Il y a longtemps, lors d’un calme printemps, j’ai dévoré L’amour au temps du choléra où Garcia Marquez raconte ce que la longue durée fait d’un amour qu’on avait cru éternel.
En cet autre printemps, l’information au temps du corona, sonne comme un avatar: une ère qu’on croyait éternelle bousculée par un ouragan imprévu.
Ma génération, celle des « boomers », tellement brocardée aujourd’hui, a imaginé que l’époque s’était arrêtée pour elle: fin des dictatures en pays développé, progrès apportant la prospérité et la démocratie, technologies nous affranchissant de bien des contraintes, liberté des consciences et des sexes. En quelques semaines tout a basculé. Le monde connu s’est changé en univers étranger, la science s’est heurtée au mur de l’obscurité, la famine guette désormais les endroits de la planète qui en étaient presque débarrassés, tout est devenu menace, au point que l’on ne peut même plus pratiquer l’un des plus vieux réflexes du monde, serrer dans ses bras ses enfants ou petits-enfants.

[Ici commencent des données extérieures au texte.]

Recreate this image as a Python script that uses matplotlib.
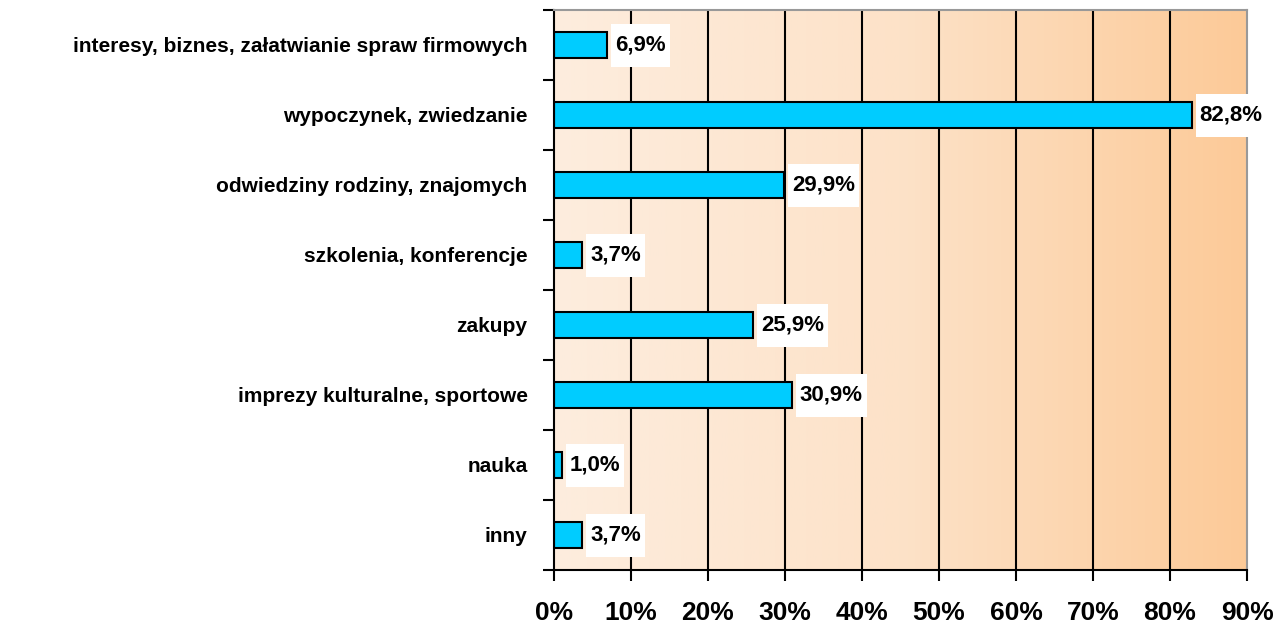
import numpy as np
import matplotlib.pyplot as plt
from matplotlib.colors import LinearSegmentedColormap
from matplotlib.patches import Rectangle
from matplotlib.transforms import IdentityTransform

plt.rcParams['font.family'] = ['Liberation Sans', 'DejaVu Sans']

categories = ["interesy, biznes, załatwianie spraw firmowych",
              "wypoczynek, zwiedzanie",
              "odwiedziny rodziny, znajomych",
              "szkolenia, konferencje",
              "zakupy",
              "imprezy kulturalne, sportowe",
              "nauka",
              "inny"]
values = [6.9, 82.8, 29.9, 3.7, 25.9, 30.9, 1.0, 3.7]
xticks = [0, 10, 20, 30, 40, 50, 60, 70, 80, 90]

fig = plt.figure(figsize=(12.87, 6.23), dpi=100)
ax = fig.add_axes([554/1287, 1 - 570/623, (1247 - 554)/1287, 560/623])

n = len(categories)
ypos = np.arange(n)

# peach gradient, light on the left, darker on the right
cmap = LinearSegmentedColormap.from_list("peach", ["#fdedde", "#fde2c8", "#fcca98"])
grad = np.linspace(0, 1, 256).reshape(1, -1)
ax.imshow(grad, cmap=cmap, aspect='auto', extent=(0, 90, n - 0.5, -0.5), zorder=0)

for x in xticks[1:-1]:
    ax.axvline(x, color='black', lw=1.5, zorder=1)

ax.barh(ypos, values, height=0.38, color='#00ccff', edgecolor='black', lw=1.5, zorder=2)

ax.set_xlim(0, 90)
ax.set_ylim(n - 0.5, -0.5)
ax.set_xticks(xticks)
ax.set_xticklabels([f"{x}%" for x in xticks], fontsize=19, fontweight='bold')
ax.set_yticks(np.arange(n + 1) - 0.5, minor=False)
ax.set_yticklabels([])
ax.set_yticks(ypos, minor=True)
ax.set_yticklabels(categories, minor=True, fontsize=15, fontweight='bold')
ax.tick_params(axis='y', which='minor', length=0, pad=19)
ax.tick_params(axis='y', which='major', length=8, width=1.5, direction='out')
ax.tick_params(axis='x', length=8, width=1.5, direction='out', pad=14)

for s in ['left', 'bottom']:
    ax.spines[s].set_color('black')
    ax.spines[s].set_linewidth(1.5)
for s in ['top', 'right']:
    ax.spines[s].set_color('#999999')
    ax.spines[s].set_linewidth(1.5)

# value labels on white boxes (taller than the text, narrow at the sides)
renderer = fig.canvas.get_renderer()
pix = IdentityTransform()
for y, v in zip(ypos, values):
    px = ax.transData.transform((v, y))
    t = ax.text(px[0] + 8, px[1], f"{v:.1f}%".replace('.', ','), va='center', ha='left',
                fontsize=16, fontweight='bold', zorder=4, transform=pix, clip_on=False)
    bb = t.get_window_extent(renderer)
    box = Rectangle((bb.x0 - 4, px[1] - 21.5), bb.width + 8, 43, transform=pix,
                    facecolor='white', edgecolor='none', zorder=3, clip_on=False)
    ax.add_artist(box)

fig.savefig("out.png", dpi=100)
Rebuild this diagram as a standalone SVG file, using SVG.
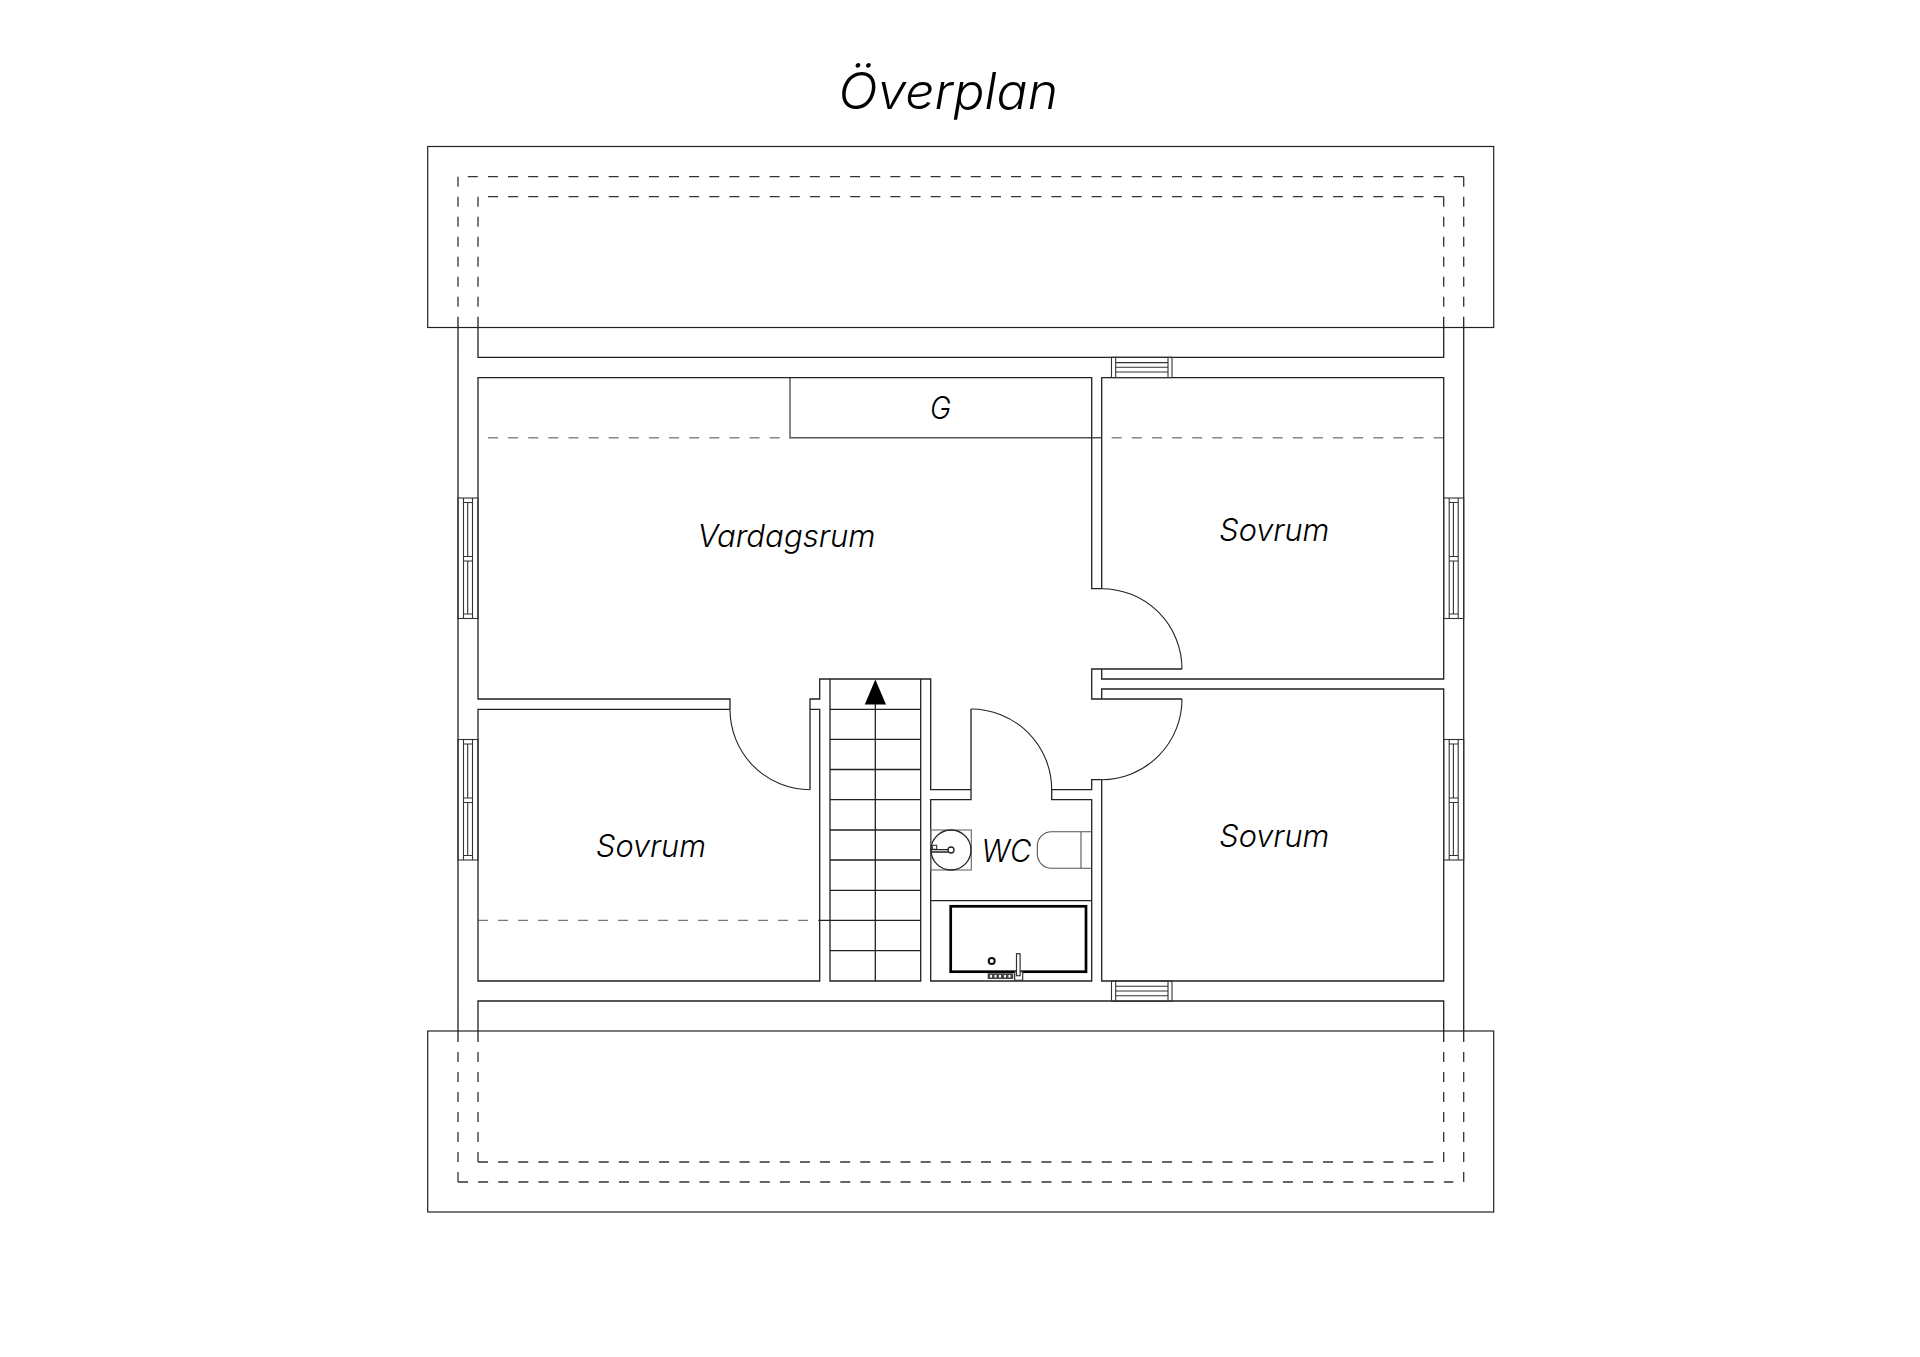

Pour la journaliste que je suis, le vertige est radical. On savait bien que l’information fiable était déjà menacée, que l’image diffusée partout, tout le temps, faisait de l’ombre à la distance et à la réflexion; qu’Internet et les réseaux sociaux menaçaient le sérieux des nouvelles de qualité; mais on se disait que la raison était la plus forte et que le public, mieux averti, saurait faire le tri.
Or, notre société a chaviré en quelques heures, quelques jours, emportant même les plus sages. Nous nous sommes retrouvés, hypnotisés, devant les bulletins de santé du soir, où le décompte des morts et des patients en réanimation est devenu notre quotidien; nous sommes devenus incollables sur la vie des soignants dans les couloirs de réanimation; imbattables sur les masques, les respirateurs, ou la différence entre tests PCR et tests sérologiques; mais surtout nous avons été proches du pugilat entre partisans et adversaires de l’hydroxychloroquine et de l’étrange professeur Raoult, son promoteur. Nous nous sommes mués en experts que nous ne sommes pas, ayant un avis définitif sur tout, alimentés par des réseaux sociaux déchaînés.
On les savait capables d’influencer des électeurs, pas d’imposer aux dirigeants d’un pays de se plonger sur les mérites réels ou supposés de divers traitements médicamenteux. Le travers, que nous connaissions déjà, celui du quidam qui ne sait rien mais prétend à la même compétence que le savant, a fleuri de plus belle. La fausse transparence, celle qui feint de mettre à égalité l’ignorant et le sachant, nous a gagnés, en nous donnant le sentiment d’être informés quand nous étions profanes, et en faisant parfois de nous le relais des thèses les plus farfelues quand elles n’étaient pas malveillantes.
Chacun a eu un avis sur les pangolins ou sur l’état des laboratoires de cette province du Hubei dont j’ignorais jusqu’au nom. Beaucoup, tel le président du plus puissant pays du monde qui, tous les jours devant les télés, affirme n’importe quelle ânerie, se sont indignés que des étrangers puissent nous infecter alors que le virus était déjà sur le territoire.
Quelques-uns, évidemment, se sont empressés de dire que les intérêts juifs étaient en jeu, soit pour rationner les masques, soit pour interdire aux scientifiques de développer le médicament miracle qui, bien sûr, était caché au bon peuple qui, lui, ne ment pas. Au temps de la peste, nous empoisonnons les puits. Aujourd’hui nous organisons un système malthusien qui plonge la planète dans l’angoisse.
« Que tout change afin que rien ne change », faisait dire Lampedusa au Prince du Guépard. Les catastrophes mettent à nu les sentiments, les pulsions, les terreurs des hommes. Et l’information qu’on croyait faite pour les canaliser ne fait aujourd’hui que l’empirer.
Alors, on est démuni, car on fait aussi partie de cette mécanique mortifère alors même qu’on la dénonce. Et je me suis vue, plusieurs fois, avoir les mêmes réactions que celles que je livre ici.
Étant une Ashkénaze fondamentalement pessimiste (pléonasme courant), j’aurais tendance à crier que le monde est cuit et que la connaissance l’est aussi. Mais de plus lettrés que moi souligneront que chaque convulsion humaine apporte son lot de bouleversements et que chaque triomphe sur le mal est porteur d’espoir. Alors, comme rares sont les piliers de la sagesse, il faut nous raccrocher aux quelques mâts qui vacillent dans la bourrasque, mais ne s’écroulent pas et qui existent encore, contrairement à ce que l’on pense: la parole réfléchie, le jugement éclairé, le scientifique tranquille, le politique modeste, les journalistes sereins. Et pour ceux-là, à l’inverse de ce que je viens de faire, le silence est parfois préférable à l’expression débridée.